Bankacılık sektörü dijitalleşmeye yapay zekanın entegre edilmesiyle birlikte 50 yıl içerisinde devrimsel bir dönüşümle karşılaşacak.
Sizin için sektörde beklenen bu devrimsel değişimi özetleyeyim…
Otomasyona dayalı müşteri deneyiminde kişiselleştirme doruk notasına ulaşacak.
Neden mi bahsediyorum? Hiper-Kişiselleştirmeden!
Yapay zekâ, hiç şüpheniz olmasın ki 50 yıl içerisinde müşterilerin harcama alışkanlıklarını, yaşam tarzını, finansal risk-getiri algısını ve hedeflerini belki de herkesten iyi analiz ederek onlara bireysel ihtiyaçlara mukabil finansal ürünler sunacak. Gelişmiş doğal dil işleme sayesinde sanal insansı asistanlarla veya metaverse benzeri sanal dünyalarda avatarlar ile işlemler gerçekleştirilecek.
Otomasyon operasyonel süreçlerin derininde yer bulacak.

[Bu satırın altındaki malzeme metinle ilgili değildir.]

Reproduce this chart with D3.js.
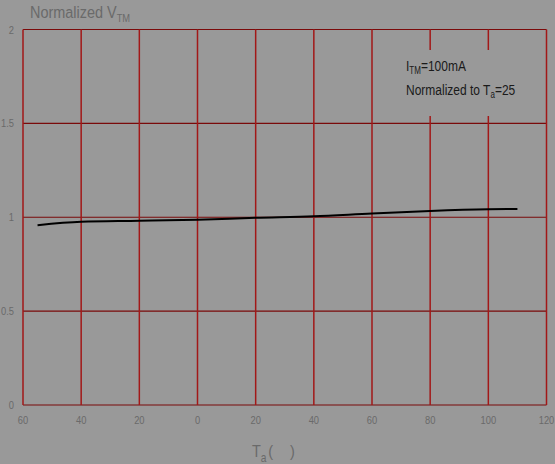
<!DOCTYPE html>
<html>
<head>
<meta charset="utf-8">
<script src="https://cdn.jsdelivr.net/npm/d3@7"></script>
<style>
  body { margin: 0; background: #999999; }
  svg { display: block; }
  text { font-family: "Liberation Sans", Arial, sans-serif; }
</style>
</head>
<body>
<div id="chart"></div>
<script>
// Data
var temps   = [-55, -40, -20, 0, 20, 40, 60, 80, 100, 110];
var vtm     = [0.958, 0.976, 0.981, 0.987, 0.997, 1.005, 1.02, 1.033, 1.042, 1.044];
var xTicks  = [-60, -40, -20, 0, 20, 40, 60, 80, 100, 120];
var xLabels = ["60", "40", "20", "0", "20", "40", "60", "80", "100", "120"];
var yTicks  = [0, 0.5, 1, 1.5, 2];
var yLabels = ["0", "0.5", "1", "1.5", "2"];

var W = 555, H = 464;
var margin = {top: 29.5, right: 8.5, bottom: 59, left: 23};
var width = W - margin.left - margin.right,
    height = H - margin.top - margin.bottom;

// narrow-looking text: squeeze horizontally
function narrowText(parent, px, py, size, sx, anchor, fill) {
    return parent.append("text")
        .attr("transform", "translate(" + px + "," + py + ") scale(" + sx + ",1)")
        .attr("text-anchor", anchor || "start")
        .attr("font-size", size)
        .attr("fill", fill);
}

var svg = d3.select("#chart").append("svg")
    .attr("width", W)
    .attr("height", H);

svg.append("rect").attr("width", W).attr("height", H).attr("fill", "#999999");

var g = svg.append("g")
    .attr("transform", "translate(" + margin.left + "," + margin.top + ")");

var x = d3.scaleLinear().domain([-60, 120]).range([0, width]);
var y = d3.scaleLinear().domain([0, 2]).range([height, 0]);

// horizontal grid lines
g.selectAll(".hgrid").data(yTicks).enter().append("line")
    .attr("x1", 0).attr("x2", width)
    .attr("y1", d => y(d)).attr("y2", d => y(d))
    .attr("stroke", "#7a0a0a").attr("stroke-width", 1.2);

// vertical grid lines
g.selectAll(".vgrid").data(xTicks).enter().append("line")
    .attr("x1", d => x(d)).attr("x2", d => x(d))
    .attr("y1", 0).attr("y2", height)
    .attr("stroke", "#a21818").attr("stroke-width", 1.5);

// y tick labels
yTicks.forEach(function(d, i) {
    narrowText(g, -9, y(d) + 4, 11, 0.85, "end", "#6a6a6a").text(yLabels[i]);
});

// x tick labels
xTicks.forEach(function(d, i) {
    narrowText(g, x(d), height + 19, 11, 0.85, "middle", "#6a6a6a").text(xLabels[i]);
});

// curve
var line = d3.line()
    .x(function(d) { return x(d[0]); })
    .y(function(d) { return y(d[1]); })
    .curve(d3.curveMonotoneX);

g.append("path")
    .datum(d3.zip(temps, vtm))
    .attr("fill", "none")
    .attr("stroke", "#000")
    .attr("stroke-width", 2)
    .attr("d", line);

// y axis title
var yt = narrowText(svg, 30, 18, 17, 0.85, "start", "#6a6a6a");
yt.append("tspan").text("Normalized V");
yt.append("tspan").attr("font-size", 11).attr("dy", 4).text("TM");

// x axis title
var xt = narrowText(svg, 252, 457, 17, 0.85, "start", "#6a6a6a");
xt.append("tspan").text("T");
xt.append("tspan").attr("font-size", 12).attr("dy", 5).text("a");
xt.append("tspan").attr("dy", -5).attr("dx", 2).text("(");
xt.append("tspan").attr("dx", 20).text(")");

// annotation box hides the grid behind it
svg.append("rect")
    .attr("x", 396).attr("y", 50)
    .attr("width", 142).attr("height", 66)
    .attr("fill", "#999999");

var a1 = narrowText(svg, 406, 71, 15, 0.8, "start", "#1a1a1a");
a1.append("tspan").text("I");
a1.append("tspan").attr("font-size", 10).attr("dy", 3).text("TM");
a1.append("tspan").attr("dy", -3).text("=100mA");

var a2 = narrowText(svg, 406, 95, 15, 0.8, "start", "#1a1a1a");
a2.append("tspan").text("Normalized to T");
a2.append("tspan").attr("font-size", 10).attr("dy", 3).text("a");
a2.append("tspan").attr("dy", -3).text("=25");
</script>
</body>
</html>
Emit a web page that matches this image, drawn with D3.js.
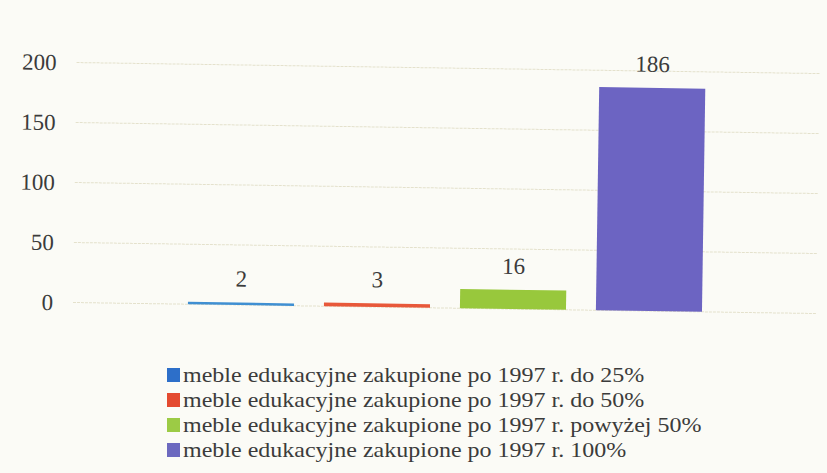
<!DOCTYPE html>
<html><head><meta charset="utf-8">
<script src="https://cdn.jsdelivr.net/npm/d3@7"></script>
<style>
html,body{margin:0;padding:0;background:#fbfbf6;}
svg{display:block;}
</style></head>
<body>
<svg id="chart" width="827" height="473"></svg>
<script>
const categories = ["do 25%", "do 50%", "powyżej 50%", "100%"];
const values = [2, 3, 16, 186];
const colors = ["#3f8fd2", "#e8583a", "#98c83c", "#6c64c2"];
const legendColors = ["#2d6fc9", "#e44a30", "#9ccb45", "#6c69bf"];
const legendLabels = [
  "meble edukacyjne zakupione po 1997 r. do 25%",
  "meble edukacyjne zakupione po 1997 r. do 50%",
  "meble edukacyjne zakupione po 1997 r. powyżej 50%",
  "meble edukacyjne zakupione po 1997 r. 100%"
];
const yTicks = [0, 50, 100, 150, 200];
const FONT = "'Liberation Serif', 'DejaVu Serif', serif";

const svg = d3.select("#chart");
const y = d3.scaleLinear().domain([0, 200]).range([302.5, 62.5]);
const x = d3.scaleBand().domain(categories).range([173, 717]).paddingInner(0.22).paddingOuter(0.11);

const plot = svg.append("g").attr("transform", "rotate(0.85,73,302)");

plot.append("g").selectAll("line").data(yTicks).join("line")
  .attr("x1", 73).attr("x2", 817)
  .attr("y1", d => y(d)).attr("y2", d => y(d))
  .attr("stroke", "#e4e1cc").attr("stroke-width", 1).attr("stroke-dasharray", "3,1");

const yAxis = d3.axisLeft(y).tickValues(yTicks).tickSize(0).tickPadding(0);
const ag = plot.append("g").attr("transform", "translate(53,0)").call(yAxis)
  .attr("font-family", FONT).attr("font-size", 23);
ag.select(".domain").remove();
ag.selectAll("text").attr("fill", "#3b3b3b");

plot.append("g").selectAll("rect").data(values).join("rect")
  .attr("x", (d, i) => x(categories[i]))
  .attr("width", x.bandwidth())
  .attr("y", d => y(d))
  .attr("height", d => Math.max(2.5, y(0) - y(d)))
  .attr("fill", (d, i) => colors[i]);

plot.append("g").attr("font-family", FONT).attr("font-size", 23).attr("fill", "#3b3b3b")
  .selectAll("text").data(values).join("text")
  .attr("x", (d, i) => x(categories[i]) + x.bandwidth() / 2)
  .attr("y", d => y(d) - 16)
  .attr("text-anchor", "middle")
  .text(d => d);

const lg = svg.append("g").attr("transform", "translate(167,375)")
  .attr("font-family", FONT).attr("font-size", 21.5).attr("fill", "#3b3b3b");
const rows = lg.selectAll("g").data(legendLabels).join("g")
  .attr("transform", (d, i) => `translate(0,${i * 25})`);
rows.append("rect").attr("x", 0).attr("y", -7).attr("width", 13).attr("height", 14)
  .attr("fill", (d, i) => legendColors[i]);
rows.append("text").attr("x", 16).attr("y", 0).attr("dy", "0.33em")
  .text(d => d)
  .each(function () {
    const w = this.getComputedTextLength();
    d3.select(this).attr("textLength", w * 24 / 21.5).attr("lengthAdjust", "spacingAndGlyphs");
  });
</script>
</body></html>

Neden mi bahsediyorum? Robotik süreç otomasyonundan!
Hiper kişiselleştirmeye dayalı olarak oluşan büyük veri ve kuantum bilgi yönetimi sayesinde uyum süreçleri, etik dışı kullanım, kredi karar süreçleri ve benzeri tekrar eden işlemler karmaşık finansal simülasyonlar ve blok zincirine dayalı merkeziyetsiz finans sistemleri sayesinde saniyeler içinde gerçekleştirilecek.
Güvenlik harcamaları neredeyse ortadan kalkacak.
Neden mi bahsediyorum? Yapay zeka tabanlı güvenlik ve regülasyon teknolojilerinden!
Dolandırıcılık sinyali anında belirecek, sürekli uyum ve denetim tam anlamıyla temin edilecek, bırakın parmak izi veya yüz tanımayı beyin dalgası ve benzeri biyometrik veriler işlenerek güvenlik temin edilecek.
İşte, bu ve benzeri futuristik öngörüler birkaç hususta bankacılıkta ve hatta insanı yaşamda belirli korkuları gündeme getiriyor.
Bunlardan biri bankacılık sektöründe insana duyulan ihtiyacın azalması olasılığı: Yani büyük bir geleneksel bankacılık işsizliği!
Müşterisiyle karşılıklı Türk Kahvesi içerek iknaya ve müşterisini analize uğraşan geleneksel bankacılık hiç şüphesiz ki giderek azalacak.
Bence jenerasyon değiştiği anda bitecek.
Lakin bunların yerini yapay zeka, veri bilimi ve siber güvenlik uzmanları alacak.
Tam bu noktada aklıma İş Bankası Genel Müdürü Hakan Aran geldi.
Hazine kökenli değil lakin tam da geleceğe yön verecek bu paradigmanın insanı.
Sektördeki fütüristtik beklentiler, bilişim ve dijital sistemler geçmişi ve altyapısı ile Hakan Aran’ın genel müdürlük için adeta biçilmiş kaftan olduğunu teyit ediyor.
Bugün bugündür.
Lakin geleceğe hazır olmak gerek.
İşte bu yüzden geleceğin bankacıları için birkaç kelam edeyim: Adeta son 10 yılda sektörün kanayan yarası haline gelmiş TENCERE TAVA satıcılığını, BORSACI (etik olmayan şekilde fon kuran) ŞUBE MÜDÜRLÜĞÜNÜ, DEREBEYİ niteliğindeki bölge müdürlüğünü vb. unutun…
Gelecek 50 yılda bankacılıkta iş yapmak istiyorsanız ki 10 yıl sonra rüzgar hızla değişecektir, kendinizi yapay zeka destekli finansal okuryazarlık, dijital finansal okuryazarlık ile gözetim, uyum ve sosyal sermaye tabanlı yönetim becerileri üzerinde yetiştirin veya henüz işin başındaysanız geliştirin.